Although it does not apply in the context of your association, the Florida Homeowners’ Association Act does not prohibit (or for that matter permit), nor limit transfer fees. Accordingly, the prevailing view is that a homeowners’ associations may charge a reasonable transfer fee if authorized by the governing documents.

The $100.00 transfer fee is intended to reimburse the association for outside expenses incurred (such as the background or credit checks) and otherwise cover the association’s administrative costs. No extra fees may be passed on to an owner or prospective owner (or prospective tenant) by either the association or its agents (such as management companies). Alleged violations of this statute have generated class action litigation in other parts of the State.

I would note that the $100.00 cap in the statute is over 40 years old, and times have certainly changed as has the cost of doing business. I am aware of pending efforts by certain groups to seek a change to the statute authorizing a higher transfer fee, which would seem to make sense.

Q:  Can a condominium renter see the current financials? (R.C., via e-mail)

A:  A renter is only entitled by law in his or her own right to inspect the declaration, articles of incorporation, bylaws, and rules and regulations.

A renter could only inspect the financials and other official records in the same manner as an association member if the renter is authorized by an association member to act as the owner’s authorized representative.

Q: I am a seasonal resident. I sent a letter to the manager of my condominium association requesting that certain records be e-mailed to me. In response, the manager advised that I would have to come into the office to look at the records. Since I am out of town, don’t they have to send the documents to me by either mail or e-mail? (J.B., via e-mail)

A: No. The Florida Condominium Act requires the association requirement to keep records and make those records available for inspection and copying by unit owners. If records are available electronically, the association may, but is not required to, provide the records electronically.

Pursuant to the terms of the statute and interpretations by the applicable state regulatory agency, there is no obligation to send records to owners by mail, e-mail, or otherwise.

Leftover Funds Must Be Returned or Credited

Q: Our association levied a special assessment after Hurricane Irma for cleaning up our property and repairing some minor damage to the buildings. The damages were not bad enough to reach our insurance deductible. The board ended up spending quite a bit less than they assessed for, and decided to put the left over money in our reserves. Is this legal? I thought the board had to return the money to us? (J.S., via e-mail)

No Cooling Off Period Required After Failed Amendment

Q: My condominium association recently voted on proposed amendments to our documents. The amendments did not pass and now the board is stating they plan on scheduling a new vote on the amendments again. Can they do this? Doesn’t the Association have to wait some period of time before there is a new vote on failed amendments? (N.G., via e-mail)
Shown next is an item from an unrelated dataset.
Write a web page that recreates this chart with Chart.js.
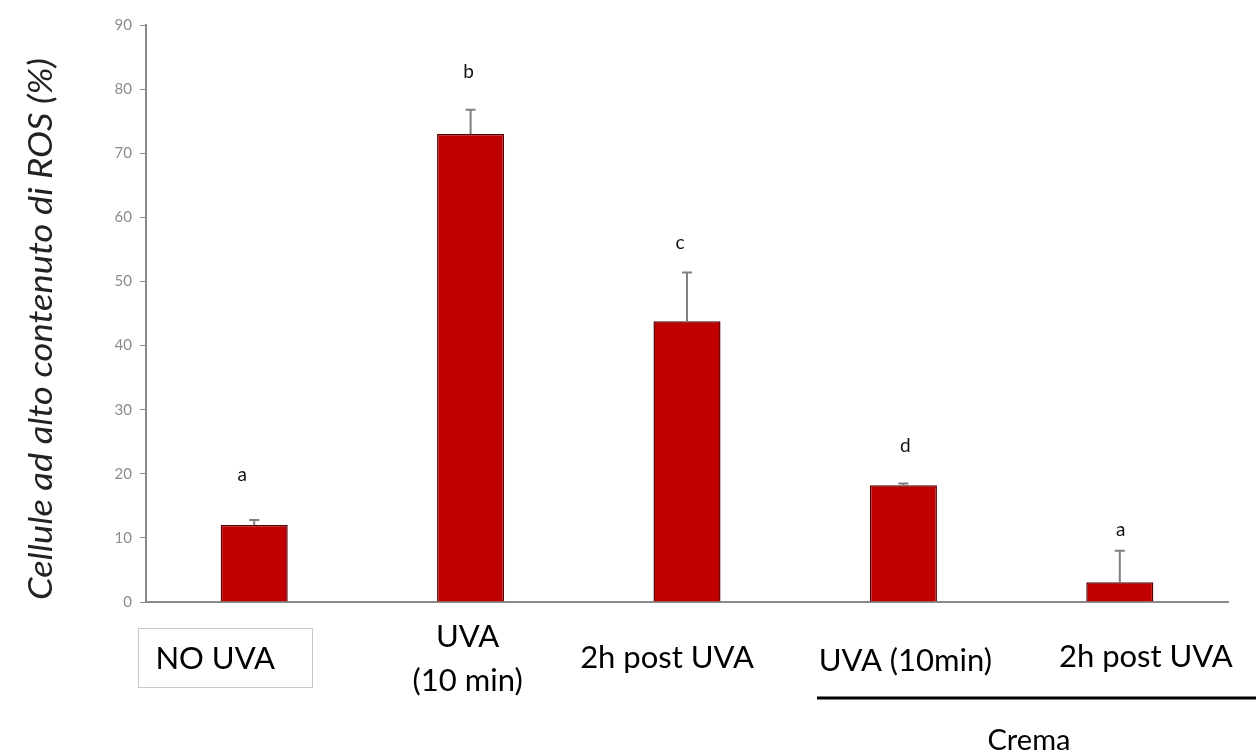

Owners Can Record Meetings; Free Speech Rights Unclear

Q: I recently agreed to serve on the board of my condominium association. There is one owner who comes to many of the board meetings and sits in the front row with his phone device pointed at the head table. I assume he is recording the meetings, which I understand he has the right to do. My question is whether there are any limits on what this person can do with his recordings. For example, can he take photographs of me or other board members and post them on social media type sites? (J.L; via e-mail)

Audit Requirements Depend On Revenue

Q: I recently asked to inspect the financial records of my homeowners’ association. As part of that inspection I discovered that the association has not had an audit for at least the last seven years. When questioned, the treasurer stated that the association does not have to perform audits. Doesn’t every association have to have an annual audit? (A.G., via e-mail)

Lee County Wants To Speed Up Hurricane Cleanup

Q: Lee County has information for homeowners’ association leaders. Professional property managers and residential community associations can now take steps to protect their communities in the event of a hurricane or other declared major disaster in Lee County. FEMA regulations require that private or gated communities have a current Right of Entry and Indemnification form on file with Lee County before any disaster debris recovery crews are allowed to entry into the community. The Right of Entry would only be used as necessary during the recovery period following a declared state of local emergency. Lee County now offers a simplified process to submit the paperwork. The form is located at: http://leegis.leegov.com/ROE. This form needs to be filled out only once a year. Lee County Solid Waste encourages communities located in unincorporated Lee County, Bonita Springs (unincorporated areas of Bonita outside city limits only), and the Village of Estero to complete this process. (Betsy Clayton, Lee County Director of Communications)

HOA Board Meetings Must Be Open

Q: My homeowners’ association is currently under developer control. Does a developer-controlled homeowners’ association have to hold open and noticed board meetings? (B.P., via e-mail)

A: Yes. Section 720.303(2) of the Florida Homeowners’ Association Act contains the legal requirements for board meetings. The statue requires that notice of all regular board meetings be posted in the community at least 48 hours in advance of the meeting. Additionally, members have the right to attend all board meetings, and speak to all designated agenda items. There is no exception to these requirements for developer-controlled associations.

Additionally, any committee or similar body that has the authority to make final decisions regarding the expenditure of association funds or any body vested with the power to approve or disapprove architectural decisions with respect to specific parcels of residential property must also hold open and noticed meetings.

There are two exceptions to the requirement that meetings be open to owners. The first exception is when the board is meeting to discuss personnel matters. The second exception involves meetings with the association’s attorney with respect to proposed or pending litigation. These meetings may be closed to the members.

Agency Revisits Term Limit Issue

In 2017, the Florida Legislature passed a law which stated that condominium directors could not serve more than 4 consecutive 2-year terms, essentially creating an 8-year term limit. The obvious immediate question was whether this law would be applied retroactively (reach back to prior years of service to determine if a director was “termed out”) or whether the law would only be applied prospectively (meaning that you would not count previous terms in calculating the 8 year term limit). The law itself did not say one way or the other whether it was intended to be retroactive.